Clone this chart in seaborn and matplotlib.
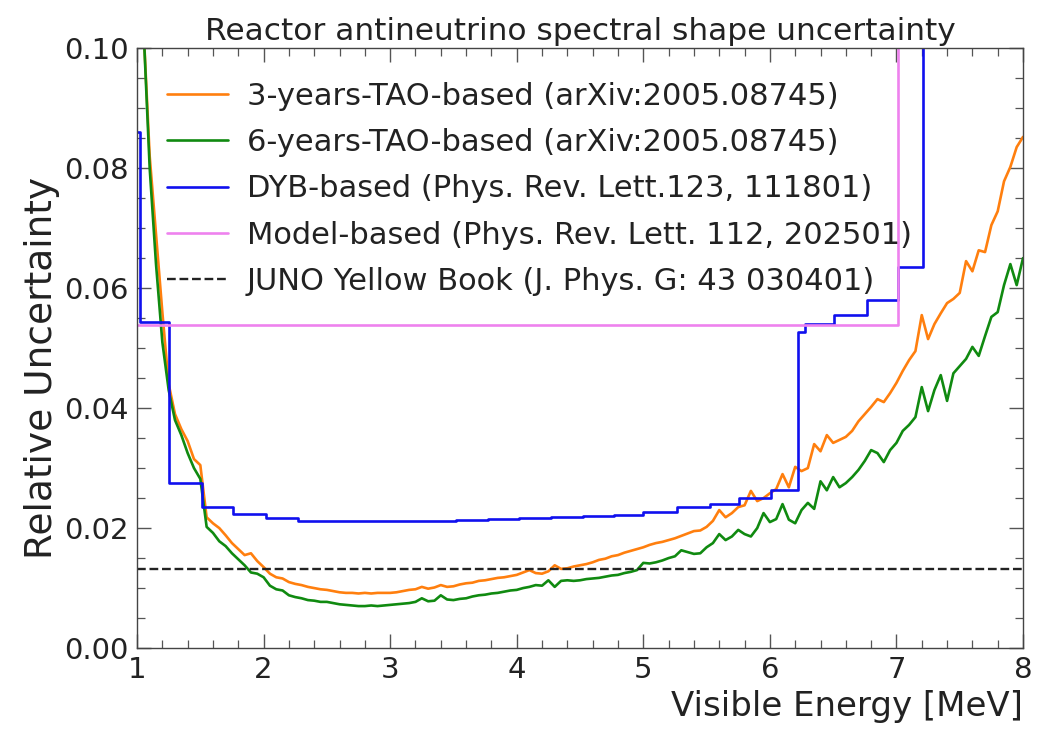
import numpy as np
import pandas as pd
import matplotlib
matplotlib.use("Agg")
import matplotlib.pyplot as plt
from matplotlib.ticker import MultipleLocator
import seaborn as sns

# ---------------- data ----------------
energy = [1.00, 1.05, 1.10, 1.15, 1.20, 1.25, 1.30, 1.35, 1.40, 1.45,
          1.50, 1.55, 1.60, 1.65, 1.70, 1.75, 1.80, 1.85, 1.90, 1.95,
          2.00, 2.05, 2.10, 2.15, 2.20, 2.25, 2.30, 2.35, 2.40, 2.45,
          2.50, 2.55, 2.60, 2.65, 2.70, 2.75, 2.80, 2.85, 2.90, 2.95,
          3.00, 3.05, 3.10, 3.15, 3.20, 3.25, 3.30, 3.35, 3.40, 3.45,
          3.50, 3.55, 3.60, 3.65, 3.70, 3.75, 3.80, 3.85, 3.90, 3.95,
          4.00, 4.05, 4.10, 4.15, 4.20, 4.25, 4.30, 4.35, 4.40, 4.45,
          4.50, 4.55, 4.60, 4.65, 4.70, 4.75, 4.80, 4.85, 4.90, 4.95,
          5.00, 5.05, 5.10, 5.15, 5.20, 5.25, 5.30, 5.35, 5.40, 5.45,
          5.50, 5.55, 5.60, 5.65, 5.70, 5.75, 5.80, 5.85, 5.90, 5.95,
          6.00, 6.05, 6.10, 6.15, 6.20, 6.25, 6.30, 6.35, 6.40, 6.45,
          6.50, 6.55, 6.60, 6.65, 6.70, 6.75, 6.80, 6.85, 6.90, 6.95,
          7.00, 7.05, 7.10, 7.15, 7.20, 7.25, 7.30, 7.35, 7.40, 7.45,
          7.50, 7.55, 7.60, 7.65, 7.70, 7.75, 7.80, 7.85, 7.90, 7.95,
          8.00]

tao_3yr = [0.1350, 0.1040, 0.0820, 0.0690, 0.0560, 0.0440, 0.0390, 0.0365, 0.0345, 0.0315,
           0.0305, 0.0218, 0.0208, 0.0200, 0.0188, 0.0175, 0.0165, 0.0155, 0.0158, 0.0145,
           0.0135, 0.0124, 0.0118, 0.0116, 0.0110, 0.0107, 0.0105, 0.0102, 0.0100, 0.0098,
           0.0097, 0.0095, 0.0093, 0.0092, 0.0092, 0.0091, 0.0092, 0.0091, 0.0092, 0.0092,
           0.0092, 0.0093, 0.0095, 0.0097, 0.0098, 0.0102, 0.0099, 0.0101, 0.0105, 0.0102,
           0.0103, 0.0106, 0.0108, 0.0109, 0.0112, 0.0113, 0.0115, 0.0117, 0.0118, 0.0120,
           0.0122, 0.0126, 0.0130, 0.0125, 0.0124, 0.0128, 0.0138, 0.0132, 0.0133, 0.0136,
           0.0138, 0.0140, 0.0143, 0.0147, 0.0149, 0.0153, 0.0155, 0.0159, 0.0162, 0.0165,
           0.0168, 0.0172, 0.0175, 0.0177, 0.0180, 0.0183, 0.0187, 0.0191, 0.0195, 0.0196,
           0.0202, 0.0212, 0.0230, 0.0218, 0.0225, 0.0235, 0.0238, 0.0262, 0.0245, 0.0250,
           0.0258, 0.0265, 0.0290, 0.0268, 0.0302, 0.0295, 0.0300, 0.0340, 0.0328, 0.0355,
           0.0342, 0.0347, 0.0352, 0.0362, 0.0378, 0.0390, 0.0402, 0.0415, 0.0410, 0.0425,
           0.0442, 0.0462, 0.0480, 0.0495, 0.0555, 0.0515, 0.0540, 0.0558, 0.0575, 0.0582,
           0.0592, 0.0645, 0.0628, 0.0663, 0.0660, 0.0705, 0.0728, 0.0778, 0.0802, 0.0835,
           0.0852]

tao_6yr = [0.1350, 0.1040, 0.0800, 0.0640, 0.0510, 0.0430, 0.0380, 0.0355, 0.0325, 0.0300,
           0.0282, 0.0202, 0.0192, 0.0178, 0.0170, 0.0158, 0.0148, 0.0138, 0.0126, 0.0124,
           0.0118, 0.0104, 0.0098, 0.0096, 0.0088, 0.0085, 0.0083, 0.0080, 0.0079, 0.0077,
           0.0077, 0.0075, 0.0073, 0.0072, 0.0071, 0.0070, 0.0070, 0.0071, 0.0070, 0.0071,
           0.0072, 0.0073, 0.0074, 0.0075, 0.0077, 0.0083, 0.0078, 0.0079, 0.0088, 0.0081,
           0.0080, 0.0082, 0.0083, 0.0086, 0.0088, 0.0089, 0.0091, 0.0092, 0.0094, 0.0096,
           0.0097, 0.0100, 0.0102, 0.0105, 0.0104, 0.0113, 0.0102, 0.0112, 0.0113, 0.0112,
           0.0113, 0.0115, 0.0116, 0.0117, 0.0119, 0.0121, 0.0122, 0.0125, 0.0127, 0.0130,
           0.0142, 0.0141, 0.0143, 0.0146, 0.0150, 0.0153, 0.0163, 0.0160, 0.0157, 0.0158,
           0.0168, 0.0175, 0.0190, 0.0180, 0.0186, 0.0197, 0.0190, 0.0186, 0.0200, 0.0225,
           0.0210, 0.0215, 0.0240, 0.0214, 0.0208, 0.0230, 0.0242, 0.0232, 0.0278, 0.0263,
           0.0285, 0.0268, 0.0275, 0.0285, 0.0297, 0.0312, 0.0330, 0.0325, 0.0310, 0.0330,
           0.0342, 0.0362, 0.0372, 0.0385, 0.0435, 0.0395, 0.0430, 0.0455, 0.0412, 0.0458,
           0.0470, 0.0482, 0.0502, 0.0487, 0.0520, 0.0552, 0.0560, 0.0605, 0.0640, 0.0605,
           0.0650]

dyb_edges = [1.00, 1.02, 1.25, 1.51, 1.76, 2.02, 2.27, 2.52, 2.77, 3.02,
             3.27, 3.52, 3.77, 4.02, 4.27, 4.52, 4.77, 5.00, 5.27, 5.53,
             5.76, 6.01, 6.22, 6.28, 6.51, 6.77, 7.01, 7.21, 8.00]
dyb_values = [0.0860, 0.0543, 0.0275, 0.0235, 0.0224, 0.0216, 0.0212, 0.0211, 0.0211, 0.0211,
              0.0212, 0.0213, 0.0215, 0.0216, 0.0218, 0.0220, 0.0222, 0.0226, 0.0235, 0.0240,
              0.0250, 0.0263, 0.0527, 0.0540, 0.0555, 0.0580, 0.0635, 0.1500]

model_edges = [1.00, 7.01, 8.00]
model_values = [0.0538, 0.1500]

juno_yb_value = 0.0132

labels = ["3-years-TAO-based (arXiv:2005.08745)",
          "6-years-TAO-based (arXiv:2005.08745)",
          "DYB-based (Phys. Rev. Lett.123, 111801)",
          "Model-based (Phys. Rev. Lett. 112, 202501)",
          "JUNO Yellow Book (J. Phys. G: 43 030401)"]

# ---------------- plot ----------------
sns.set_style("ticks")
plt.rcParams["font.family"] = ["DejaVu Sans"]

fig = plt.figure(figsize=(10.5, 7.29), dpi=100)
ax = fig.add_axes([0.1305, 0.111, 0.8438, 0.823])

sns.lineplot(x=energy, y=tao_3yr, ax=ax, color="#ff7f0e", lw=1.9, label=labels[0], sort=False)
sns.lineplot(x=energy, y=tao_6yr, ax=ax, color="#108a10", lw=1.9, label=labels[1], sort=False)

dyb_y = dyb_values + [dyb_values[-1]]
sns.lineplot(x=dyb_edges, y=dyb_y, ax=ax, color="#1010ee", lw=1.9, label=labels[2],
             drawstyle="steps-post", sort=False)
model_y = model_values + [model_values[-1]]
sns.lineplot(x=model_edges, y=model_y, ax=ax, color="violet", lw=1.9, label=labels[3],
             drawstyle="steps-post", sort=False)
ax.axhline(juno_yb_value, color="#222222", ls="--", lw=1.7, label=labels[4])

ax.set_xlim(1, 8)
ax.set_ylim(0, 0.1)
ax.xaxis.set_major_locator(MultipleLocator(1))
ax.xaxis.set_minor_locator(MultipleLocator(0.2))
ax.yaxis.set_major_locator(MultipleLocator(0.02))
ax.yaxis.set_minor_locator(MultipleLocator(0.005))
ax.yaxis.set_major_formatter(matplotlib.ticker.FormatStrFormatter("%.2f"))

for s in ax.spines.values():
    s.set_visible(True)
    s.set_color("#444444")
    s.set_linewidth(1.0)
ax.tick_params(which="both", direction="in", top=True, right=True, colors="#555555",
               labelcolor="#222222")
ax.tick_params(which="major", length=10, width=1.0, labelsize=21, pad=6)
ax.tick_params(which="minor", length=5.5, width=0.9)

ax.set_xlabel("Visible Energy [MeV]", fontsize=24.5, loc="right", color="#222222", labelpad=4)
ax.set_ylabel("Relative Uncertainty", fontsize=27, color="#222222")
ax.yaxis.set_label_coords(-0.087, 0.467)
ax.set_title("Reactor antineutrino spectral shape uncertainty", fontsize=22.5,
             color="#222222", pad=6)

leg = ax.legend(loc="upper left", fontsize=22, frameon=False, handlelength=2.0,
                borderaxespad=0.3, labelspacing=0.57, handletextpad=0.6,
                bbox_to_anchor=(0.01, 0.98))
for t in leg.get_texts():
    t.set_color("#222222")

fig.savefig("out.png", dpi=100)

*****

## [Exercise directions]
From the first line above through the line containing "import seaborn as sns", copy everything exactly, without the pictures.

## [Written response]
Clone this chart in seaborn and matplotlib.
import numpy as np
import pandas as pd
import matplotlib
matplotlib.use("Agg")
import matplotlib.pyplot as plt
from matplotlib.ticker import MultipleLocator
import seaborn as sns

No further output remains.